§ **Your task**
Return each line of the records holding the string "that".

======== Information supplied ========

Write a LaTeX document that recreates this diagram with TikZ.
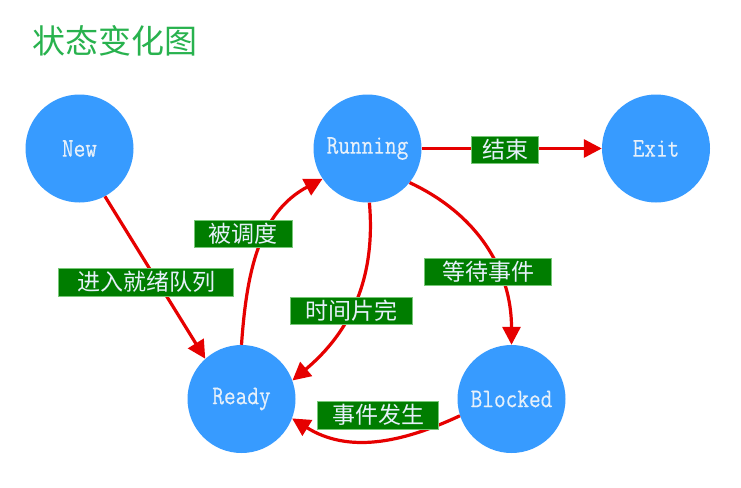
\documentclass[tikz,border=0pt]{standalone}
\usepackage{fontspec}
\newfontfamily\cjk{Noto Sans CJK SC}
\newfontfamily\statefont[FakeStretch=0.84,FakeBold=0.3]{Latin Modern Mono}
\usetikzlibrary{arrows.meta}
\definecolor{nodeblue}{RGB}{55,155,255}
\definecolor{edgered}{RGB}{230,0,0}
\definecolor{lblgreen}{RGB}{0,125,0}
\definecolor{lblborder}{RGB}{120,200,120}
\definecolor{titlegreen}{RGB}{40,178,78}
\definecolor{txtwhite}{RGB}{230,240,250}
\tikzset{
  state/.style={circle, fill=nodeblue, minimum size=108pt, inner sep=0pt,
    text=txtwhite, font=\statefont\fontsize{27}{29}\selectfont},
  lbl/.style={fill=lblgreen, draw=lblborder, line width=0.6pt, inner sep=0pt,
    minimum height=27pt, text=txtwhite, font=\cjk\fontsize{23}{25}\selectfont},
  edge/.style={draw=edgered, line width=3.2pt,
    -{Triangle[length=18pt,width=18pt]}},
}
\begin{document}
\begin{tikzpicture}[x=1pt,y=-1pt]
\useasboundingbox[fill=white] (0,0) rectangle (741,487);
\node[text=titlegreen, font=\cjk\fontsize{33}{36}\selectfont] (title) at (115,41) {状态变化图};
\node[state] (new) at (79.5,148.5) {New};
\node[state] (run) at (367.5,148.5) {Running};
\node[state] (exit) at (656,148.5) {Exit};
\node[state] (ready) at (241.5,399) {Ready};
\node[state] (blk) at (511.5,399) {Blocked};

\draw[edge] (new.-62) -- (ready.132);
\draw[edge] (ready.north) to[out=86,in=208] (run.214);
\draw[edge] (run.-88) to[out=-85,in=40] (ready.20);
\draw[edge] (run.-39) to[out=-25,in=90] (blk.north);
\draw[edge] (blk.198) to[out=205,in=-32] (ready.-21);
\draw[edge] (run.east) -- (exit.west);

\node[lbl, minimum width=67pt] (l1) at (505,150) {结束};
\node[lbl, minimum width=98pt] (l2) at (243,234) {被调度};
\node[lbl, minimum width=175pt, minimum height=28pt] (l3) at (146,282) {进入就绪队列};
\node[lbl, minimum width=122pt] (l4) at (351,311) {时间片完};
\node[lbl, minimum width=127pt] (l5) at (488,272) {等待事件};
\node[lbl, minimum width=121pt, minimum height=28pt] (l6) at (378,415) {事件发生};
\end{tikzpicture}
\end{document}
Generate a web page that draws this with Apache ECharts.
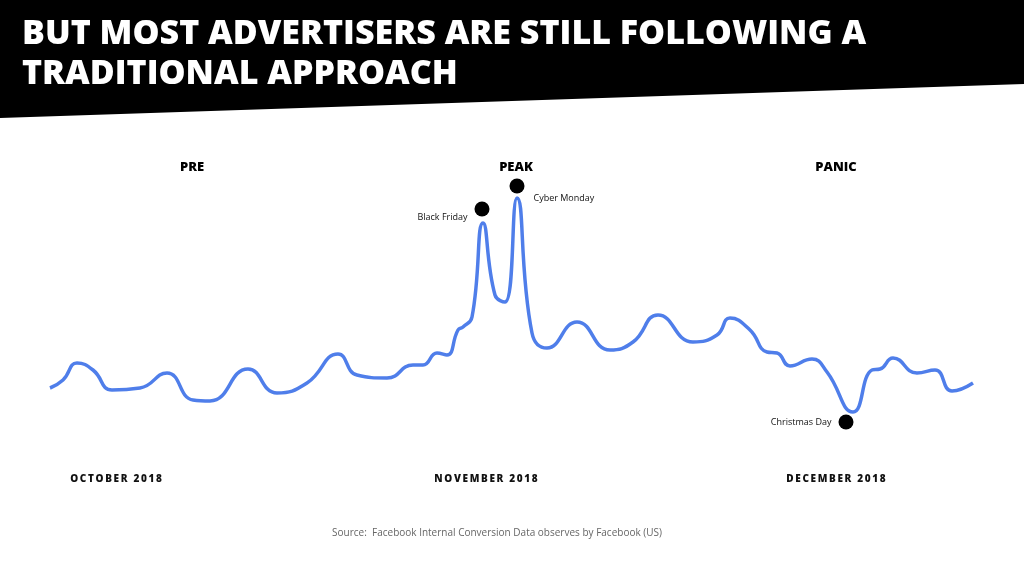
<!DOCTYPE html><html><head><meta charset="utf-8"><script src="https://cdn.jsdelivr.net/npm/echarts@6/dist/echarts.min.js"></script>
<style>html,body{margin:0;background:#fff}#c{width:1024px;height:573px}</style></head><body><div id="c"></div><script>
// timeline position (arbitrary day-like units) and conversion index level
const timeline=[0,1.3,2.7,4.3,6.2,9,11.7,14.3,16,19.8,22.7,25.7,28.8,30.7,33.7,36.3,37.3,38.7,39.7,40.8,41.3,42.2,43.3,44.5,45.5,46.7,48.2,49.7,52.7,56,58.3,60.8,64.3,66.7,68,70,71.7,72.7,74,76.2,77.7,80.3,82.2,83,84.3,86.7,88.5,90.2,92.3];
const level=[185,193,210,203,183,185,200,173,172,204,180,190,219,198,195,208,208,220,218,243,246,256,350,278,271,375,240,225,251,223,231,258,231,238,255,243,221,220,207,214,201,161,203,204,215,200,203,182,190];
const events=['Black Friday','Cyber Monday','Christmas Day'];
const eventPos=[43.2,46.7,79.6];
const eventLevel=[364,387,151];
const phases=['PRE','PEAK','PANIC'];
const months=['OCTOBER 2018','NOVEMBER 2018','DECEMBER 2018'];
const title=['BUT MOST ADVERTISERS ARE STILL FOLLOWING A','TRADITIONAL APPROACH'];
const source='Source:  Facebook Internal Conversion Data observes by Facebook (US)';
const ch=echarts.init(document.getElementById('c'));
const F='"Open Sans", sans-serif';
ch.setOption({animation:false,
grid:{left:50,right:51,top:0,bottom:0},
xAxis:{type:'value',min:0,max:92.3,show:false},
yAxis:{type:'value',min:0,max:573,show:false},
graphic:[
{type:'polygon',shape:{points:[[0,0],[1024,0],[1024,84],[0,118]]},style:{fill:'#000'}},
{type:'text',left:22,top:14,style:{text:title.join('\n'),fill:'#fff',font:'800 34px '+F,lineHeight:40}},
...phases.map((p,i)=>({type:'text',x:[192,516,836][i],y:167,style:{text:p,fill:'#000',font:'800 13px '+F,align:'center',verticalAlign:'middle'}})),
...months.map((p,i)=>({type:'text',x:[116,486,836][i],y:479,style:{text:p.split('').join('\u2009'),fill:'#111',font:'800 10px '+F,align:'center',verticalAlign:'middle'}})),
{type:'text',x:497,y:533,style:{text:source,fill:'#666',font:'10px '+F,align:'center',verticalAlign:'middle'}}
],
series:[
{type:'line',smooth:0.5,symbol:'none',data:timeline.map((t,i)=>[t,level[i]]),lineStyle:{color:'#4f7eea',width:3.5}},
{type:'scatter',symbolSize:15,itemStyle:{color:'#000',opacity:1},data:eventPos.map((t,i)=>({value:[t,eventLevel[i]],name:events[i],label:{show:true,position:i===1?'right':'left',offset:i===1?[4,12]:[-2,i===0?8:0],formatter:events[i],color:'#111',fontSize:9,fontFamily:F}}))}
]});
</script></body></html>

========
======== Information supplied ========

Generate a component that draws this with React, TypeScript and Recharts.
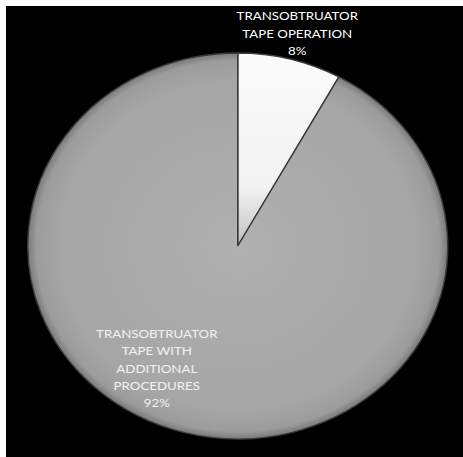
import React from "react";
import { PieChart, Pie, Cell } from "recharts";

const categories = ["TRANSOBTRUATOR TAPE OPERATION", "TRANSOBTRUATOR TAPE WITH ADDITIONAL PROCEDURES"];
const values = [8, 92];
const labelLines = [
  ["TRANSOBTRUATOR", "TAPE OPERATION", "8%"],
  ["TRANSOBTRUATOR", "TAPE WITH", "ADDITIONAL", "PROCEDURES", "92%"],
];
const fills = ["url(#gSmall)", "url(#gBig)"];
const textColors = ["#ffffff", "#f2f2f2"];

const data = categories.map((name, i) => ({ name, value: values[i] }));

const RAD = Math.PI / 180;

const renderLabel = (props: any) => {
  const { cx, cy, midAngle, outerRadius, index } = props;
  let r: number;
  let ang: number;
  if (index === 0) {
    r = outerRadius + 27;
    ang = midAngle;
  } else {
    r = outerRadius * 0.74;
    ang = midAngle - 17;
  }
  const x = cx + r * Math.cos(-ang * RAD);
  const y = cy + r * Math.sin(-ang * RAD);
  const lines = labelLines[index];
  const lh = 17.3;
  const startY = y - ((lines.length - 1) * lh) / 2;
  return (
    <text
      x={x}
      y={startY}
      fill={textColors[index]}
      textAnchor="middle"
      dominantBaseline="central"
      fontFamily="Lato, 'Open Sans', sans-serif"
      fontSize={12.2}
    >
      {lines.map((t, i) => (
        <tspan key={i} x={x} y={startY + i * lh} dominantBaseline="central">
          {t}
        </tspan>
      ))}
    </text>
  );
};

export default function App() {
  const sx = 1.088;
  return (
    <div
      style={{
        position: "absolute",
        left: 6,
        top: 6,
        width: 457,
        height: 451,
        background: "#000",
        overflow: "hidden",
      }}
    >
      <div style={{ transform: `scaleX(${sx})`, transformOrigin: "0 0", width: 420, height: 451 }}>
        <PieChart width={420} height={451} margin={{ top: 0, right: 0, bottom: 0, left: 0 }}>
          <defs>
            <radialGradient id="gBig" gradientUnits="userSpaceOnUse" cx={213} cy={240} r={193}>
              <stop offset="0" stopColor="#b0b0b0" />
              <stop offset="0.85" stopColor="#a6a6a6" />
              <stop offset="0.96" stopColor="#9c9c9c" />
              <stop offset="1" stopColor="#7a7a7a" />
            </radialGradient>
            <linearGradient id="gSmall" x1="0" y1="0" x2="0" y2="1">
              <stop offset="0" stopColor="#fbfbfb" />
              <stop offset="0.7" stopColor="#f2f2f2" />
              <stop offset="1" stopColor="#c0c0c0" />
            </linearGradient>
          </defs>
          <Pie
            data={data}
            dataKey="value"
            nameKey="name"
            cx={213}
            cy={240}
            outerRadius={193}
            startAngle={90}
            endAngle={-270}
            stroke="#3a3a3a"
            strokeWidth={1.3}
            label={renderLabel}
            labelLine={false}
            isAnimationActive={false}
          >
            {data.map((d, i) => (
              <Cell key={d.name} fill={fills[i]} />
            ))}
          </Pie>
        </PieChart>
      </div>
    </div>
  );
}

========

§ **Answer**
Write a LaTeX document that recreates this diagram with TikZ.
Generate a web page that draws this with Apache ECharts.
Generate a component that draws this with React, TypeScript and Recharts.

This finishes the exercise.